=== GOAL ===
Count how many lines contain the word "this". Please give only the number.

=== MATERIAL TO PROCESS ===
---------------
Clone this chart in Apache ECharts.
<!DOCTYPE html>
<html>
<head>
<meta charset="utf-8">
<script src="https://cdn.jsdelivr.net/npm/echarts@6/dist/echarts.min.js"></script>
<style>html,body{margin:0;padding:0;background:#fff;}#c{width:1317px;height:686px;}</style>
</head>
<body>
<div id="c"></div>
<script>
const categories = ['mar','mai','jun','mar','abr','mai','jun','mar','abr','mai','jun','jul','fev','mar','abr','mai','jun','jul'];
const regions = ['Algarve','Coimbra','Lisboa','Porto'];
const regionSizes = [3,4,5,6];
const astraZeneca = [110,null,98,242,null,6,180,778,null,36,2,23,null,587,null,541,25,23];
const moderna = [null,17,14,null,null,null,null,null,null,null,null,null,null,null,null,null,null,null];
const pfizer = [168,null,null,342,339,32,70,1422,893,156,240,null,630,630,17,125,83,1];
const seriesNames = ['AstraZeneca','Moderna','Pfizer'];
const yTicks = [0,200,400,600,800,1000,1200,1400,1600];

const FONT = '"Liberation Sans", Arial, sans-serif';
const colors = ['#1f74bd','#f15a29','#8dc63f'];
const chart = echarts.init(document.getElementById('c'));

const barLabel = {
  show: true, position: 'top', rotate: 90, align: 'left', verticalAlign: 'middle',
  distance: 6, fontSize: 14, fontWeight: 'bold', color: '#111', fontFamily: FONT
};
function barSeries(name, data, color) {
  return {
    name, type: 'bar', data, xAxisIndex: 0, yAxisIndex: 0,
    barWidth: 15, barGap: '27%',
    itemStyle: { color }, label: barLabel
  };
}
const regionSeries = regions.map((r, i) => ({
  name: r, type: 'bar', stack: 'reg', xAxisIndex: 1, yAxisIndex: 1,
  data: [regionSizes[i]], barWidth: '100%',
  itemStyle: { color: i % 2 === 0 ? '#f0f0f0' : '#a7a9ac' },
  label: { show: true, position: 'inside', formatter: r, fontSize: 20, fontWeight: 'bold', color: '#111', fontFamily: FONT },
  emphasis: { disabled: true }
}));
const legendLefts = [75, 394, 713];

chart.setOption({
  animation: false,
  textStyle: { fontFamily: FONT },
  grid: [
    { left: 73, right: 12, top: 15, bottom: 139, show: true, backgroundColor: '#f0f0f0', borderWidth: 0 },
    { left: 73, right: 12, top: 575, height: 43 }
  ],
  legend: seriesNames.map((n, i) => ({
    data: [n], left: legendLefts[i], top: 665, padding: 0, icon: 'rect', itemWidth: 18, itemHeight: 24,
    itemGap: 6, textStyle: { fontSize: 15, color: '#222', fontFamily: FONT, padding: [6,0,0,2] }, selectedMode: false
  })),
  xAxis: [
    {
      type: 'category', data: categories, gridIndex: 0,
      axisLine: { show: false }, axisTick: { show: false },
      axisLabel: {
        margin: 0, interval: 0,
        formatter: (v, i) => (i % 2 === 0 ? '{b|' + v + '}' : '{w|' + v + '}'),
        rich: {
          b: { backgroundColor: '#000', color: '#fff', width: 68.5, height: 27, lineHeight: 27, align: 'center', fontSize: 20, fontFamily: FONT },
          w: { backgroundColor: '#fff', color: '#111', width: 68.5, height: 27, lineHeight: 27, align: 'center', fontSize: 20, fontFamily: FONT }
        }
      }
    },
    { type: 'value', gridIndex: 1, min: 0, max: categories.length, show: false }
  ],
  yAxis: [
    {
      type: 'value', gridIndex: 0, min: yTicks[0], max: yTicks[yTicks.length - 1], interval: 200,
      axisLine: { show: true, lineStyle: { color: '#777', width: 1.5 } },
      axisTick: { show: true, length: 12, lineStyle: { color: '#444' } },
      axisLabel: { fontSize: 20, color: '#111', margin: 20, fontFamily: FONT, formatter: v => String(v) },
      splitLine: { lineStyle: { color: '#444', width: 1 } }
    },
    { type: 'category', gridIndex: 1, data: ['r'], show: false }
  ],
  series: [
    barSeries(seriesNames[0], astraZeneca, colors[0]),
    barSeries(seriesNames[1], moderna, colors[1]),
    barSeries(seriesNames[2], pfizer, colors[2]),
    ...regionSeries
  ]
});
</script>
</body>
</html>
---------------
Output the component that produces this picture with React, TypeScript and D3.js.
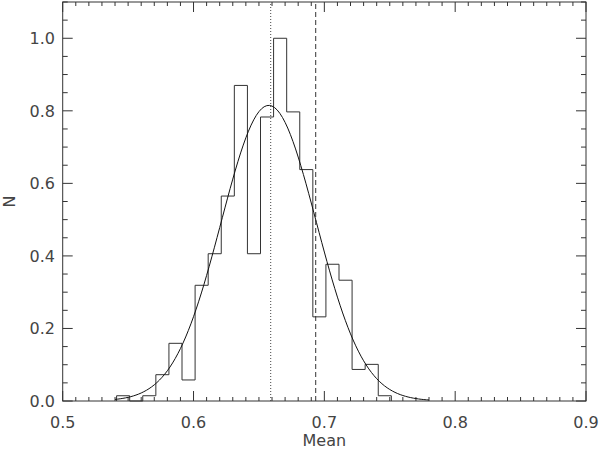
---------------
=== EXERCISE RESULT ===
2